Ciara, who sings under the stage name Keira, grew up in a music-filled house and joined her previous school's ukulele group and started singing. Her grandparents bought her a ukulele that could plug into an amp.
Ciara wrote her first song on the ukulele shortly after her March 2017 accident. She was surfing at Fingal Bay when her board hit her in the face, knocked her unconscious and left her with severed facial nerves and a broken jaw.
"It was absolutely traumatising," she said.
"I had a long time off school, a lot of medical appointments, operations, it was a very very close call - my parents nearly lost me."
Ciara was left with facial palsy and had to learn how to blink and smile again. She still lives with trigeminal neuralgia, similar to electric shocks on her face.

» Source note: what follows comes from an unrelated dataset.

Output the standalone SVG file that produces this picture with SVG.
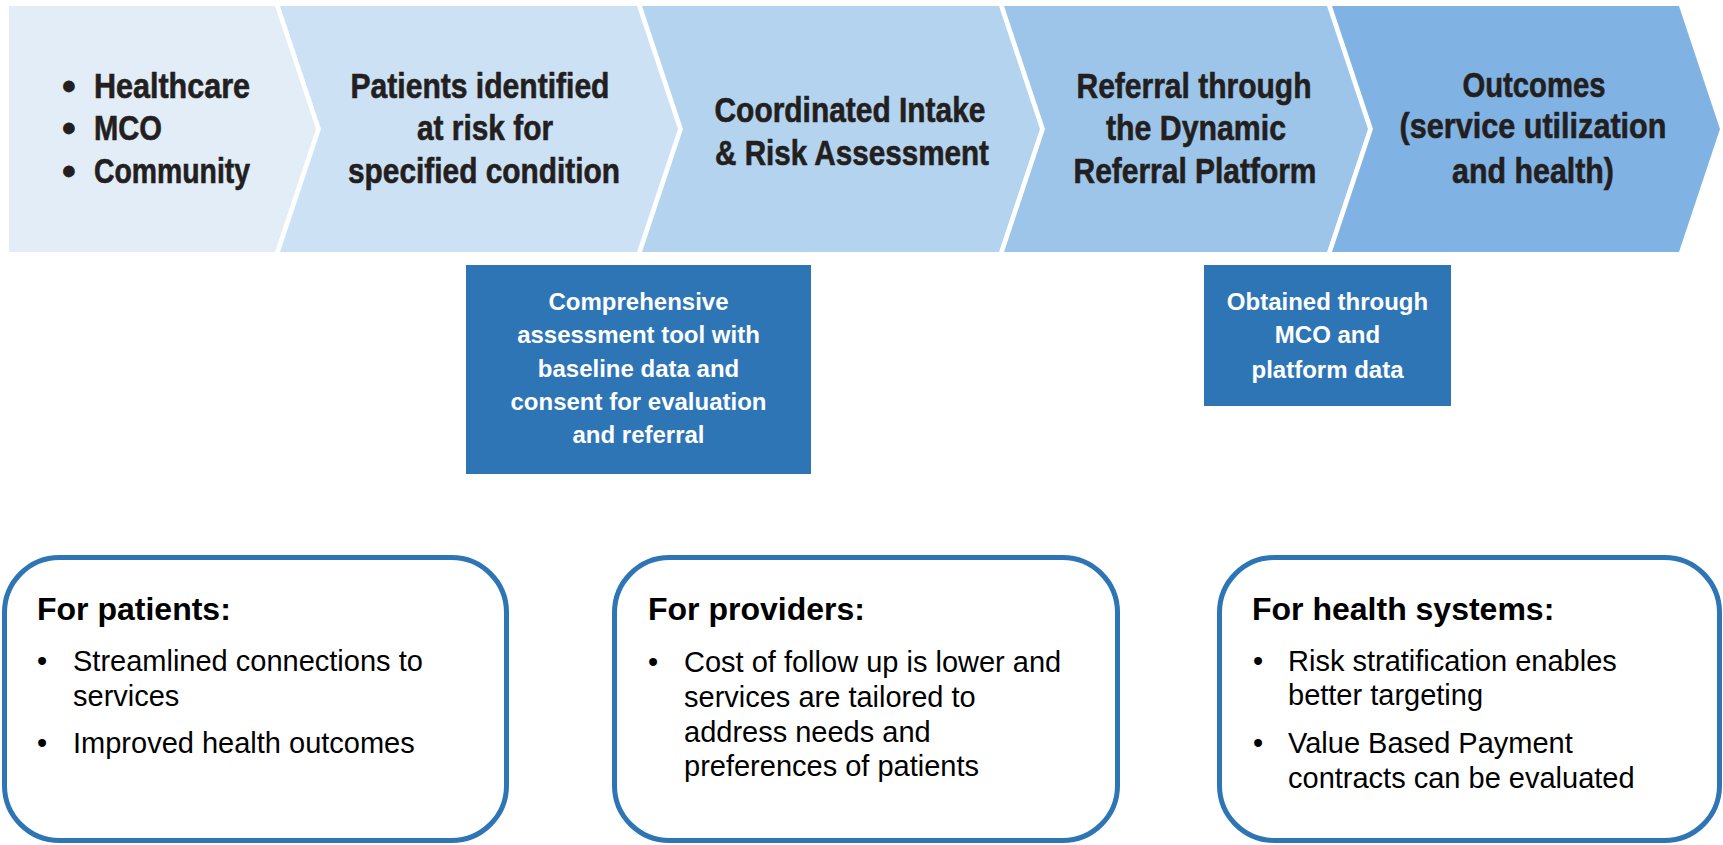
<svg xmlns="http://www.w3.org/2000/svg" width="1723" height="845" viewBox="0 0 1723 845">
<style>
.chev-t{font-family:"Liberation Sans",Arial,sans-serif;font-weight:bold;font-size:35px;fill:#231F20;stroke:#231F20;stroke-width:0.6px;text-anchor:middle}
.chev-b{font-family:"Liberation Sans",Arial,sans-serif;font-weight:bold;font-size:35px;fill:#231F20;stroke:#231F20;stroke-width:0.6px}
.dot{font-family:"Liberation Sans",Arial,sans-serif;font-weight:bold;font-size:38px;fill:#231F20;stroke:#231F20;stroke-width:0.8px;text-anchor:middle}
.box{fill:#2E75B6}
.box-t{font-family:"Liberation Sans",Arial,sans-serif;font-weight:bold;font-size:24px;fill:#FFFFFF;text-anchor:middle}
.card{fill:#FFFFFF;stroke:#2E75B6;stroke-width:5}
.card-h{font-family:"Liberation Sans",Arial,sans-serif;font-weight:bold;font-size:32px;fill:#000000}
.card-t{font-family:"Liberation Sans",Arial,sans-serif;font-size:29px;fill:#000000}
</style>
<rect width="1723" height="845" fill="#FFFFFF"/>
<g id="chevron-1">
<polygon points="9,6 275,6 316,129 275,252 9,252" fill="#E2EDF8"/>
<text class="dot" x="69" y="99">•</text>
<text class="dot" x="69" y="141">•</text>
<text class="dot" x="69" y="184">•</text>
<text class="chev-b" x="94" y="98" textLength="156" lengthAdjust="spacingAndGlyphs">Healthcare</text>
<text class="chev-b" x="94" y="140" textLength="68" lengthAdjust="spacingAndGlyphs">MCO</text>
<text class="chev-b" x="94" y="183" textLength="156" lengthAdjust="spacingAndGlyphs">Community</text>
</g>
<g id="chevron-2">
<polygon points="280,6 637,6 678,129 637,252 280,252 321,129" fill="#CDE1F4"/>
<text class="chev-t" x="480" y="98" textLength="259" lengthAdjust="spacingAndGlyphs">Patients identified</text>
<text class="chev-t" x="485" y="140" textLength="136" lengthAdjust="spacingAndGlyphs">at risk for</text>
<text class="chev-t" x="484" y="183" textLength="272" lengthAdjust="spacingAndGlyphs">specified condition</text>
</g>
<g id="chevron-3">
<polygon points="642,6 999,6 1040,129 999,252 642,252 683,129" fill="#B4D3EE"/>
<text class="chev-t" x="850" y="122" textLength="271" lengthAdjust="spacingAndGlyphs">Coordinated Intake</text>
<text class="chev-t" x="852" y="165" textLength="274" lengthAdjust="spacingAndGlyphs">&amp; Risk Assessment</text>
</g>
<g id="chevron-4">
<polygon points="1004,6 1327,6 1368,129 1327,252 1004,252 1045,129" fill="#9DC5E9"/>
<text class="chev-t" x="1194" y="98" textLength="235" lengthAdjust="spacingAndGlyphs">Referral through</text>
<text class="chev-t" x="1196" y="140" textLength="180" lengthAdjust="spacingAndGlyphs">the Dynamic</text>
<text class="chev-t" x="1195" y="183" textLength="243" lengthAdjust="spacingAndGlyphs">Referral Platform</text>
</g>
<g id="chevron-5">
<polygon points="1332,6 1679,6 1720,129 1679,252 1332,252 1373,129" fill="#80B3E3"/>
<text class="chev-t" x="1534" y="97" textLength="143" lengthAdjust="spacingAndGlyphs">Outcomes</text>
<text class="chev-t" x="1533" y="138" textLength="267" lengthAdjust="spacingAndGlyphs">(service utilization</text>
<text class="chev-t" x="1533" y="183" textLength="162" lengthAdjust="spacingAndGlyphs">and health)</text>
</g>
<g id="note-assessment">
<rect class="box" x="466" y="265" width="345" height="209"/>
<text class="box-t" x="638.5" y="310">Comprehensive</text>
<text class="box-t" x="638.5" y="343">assessment tool with</text>
<text class="box-t" x="638.5" y="377">baseline data and</text>
<text class="box-t" x="638.5" y="410">consent for evaluation</text>
<text class="box-t" x="638.5" y="443">and referral</text>
</g>
<g id="note-outcomes">
<rect class="box" x="1204" y="265" width="247" height="141"/>
<text class="box-t" x="1327.5" y="310">Obtained through</text>
<text class="box-t" x="1327.5" y="343">MCO and</text>
<text class="box-t" x="1327.5" y="378">platform data</text>
</g>
<g id="card-patients">
<rect class="card" x="4.5" y="557.5" width="502" height="283" rx="55" ry="55"/>
<text class="card-h" x="37" y="620">For patients:</text>
<text class="card-t" x="42" y="671" text-anchor="middle">•</text>
<text class="card-t" x="73" y="671">Streamlined connections to</text>
<text class="card-t" x="73" y="706">services</text>
<text class="card-t" x="42" y="753" text-anchor="middle">•</text>
<text class="card-t" x="73" y="753">Improved health outcomes</text>
</g>
<g id="card-providers">
<rect class="card" x="614.5" y="557.5" width="503" height="283" rx="55" ry="55"/>
<text class="card-h" x="648" y="620">For providers:</text>
<text class="card-t" x="653" y="672" text-anchor="middle">•</text>
<text class="card-t" x="684" y="672">Cost of follow up is lower and</text>
<text class="card-t" x="684" y="707">services are tailored to</text>
<text class="card-t" x="684" y="742">address needs and</text>
<text class="card-t" x="684" y="776">preferences of patients</text>
</g>
<g id="card-systems">
<rect class="card" x="1219.5" y="557.5" width="500" height="283" rx="55" ry="55"/>
<text class="card-h" x="1252" y="620">For health systems:</text>
<text class="card-t" x="1258" y="671" text-anchor="middle">•</text>
<text class="card-t" x="1288" y="671">Risk stratification enables</text>
<text class="card-t" x="1288" y="705">better targeting</text>
<text class="card-t" x="1258" y="753" text-anchor="middle">•</text>
<text class="card-t" x="1288" y="753">Value Based Payment</text>
<text class="card-t" x="1288" y="788">contracts can be evaluated</text>
</g>
<g id="connectors"></g>
</svg>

Ciara's mum brought her ukulele to the hospital and Ciara taught herself how to play her dad's guitar.
"That's where I found my passion for music," she said.

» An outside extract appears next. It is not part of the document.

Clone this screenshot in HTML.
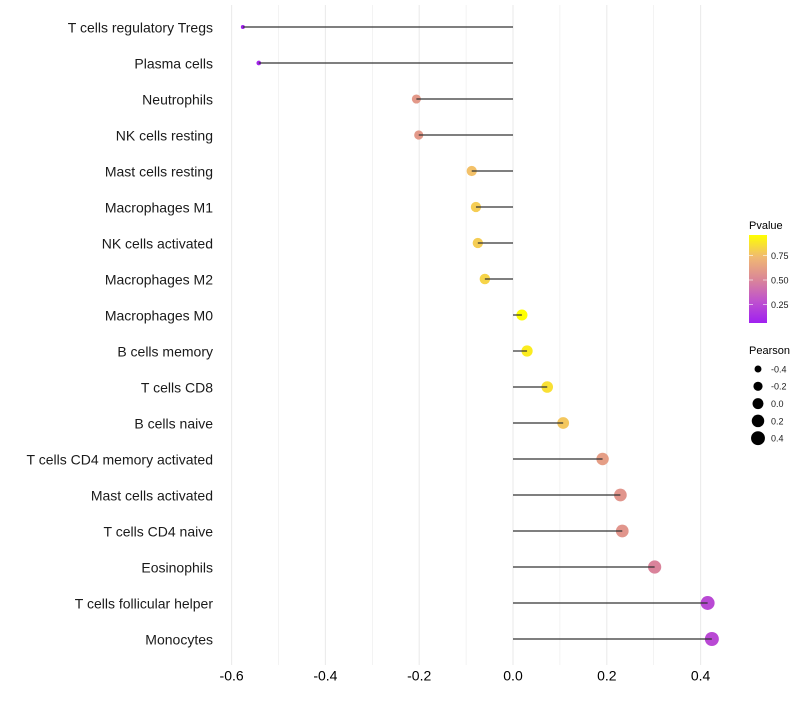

"I found it was a massive escape from the real world and such a de-stressing thing for me - it uplifted my mood and kept me distracted from what was going on. The doctors told me I'd never sing again and possibly never smile and would have difficulty talking as well, so it was a prove-them-wrong situation too."
She penned Little Girl after leaving hospital, about being seen as "the girl with the broken smile, when no-one really knew me for me". "I started singing very slightly and it was very mumbled and blurred, but in my head of course it sounded beautiful, just not actually out loud."
Ciara returned to her previous school after three months, originally for just one day a week, and said "once people realised I was not dying and was okay, I became invisible to everyone". She channeled her feelings into Invisible, but put it aside.
She moved to St Philip's about two years ago and became involved in the school's music opportunities, including singing and guitar classes run by The Studio Performing Arts Academy at Taylors Beach. She said she "clicked" with the owners and they offered to help her record a rewritten version of Invisible.
Ciara is in the process of writing another song, finessing a further 15 and hopes to release a second single in the next four months. She said her goal was to release an album and be a signed artist.
She said she admired Ed Sheeran and Dean Lewis and their "raw and open" style and wanted to write about friendships, relationships, life experiences and lessons learned.
"I always kept pushing on," she said of staying resilient after her accident.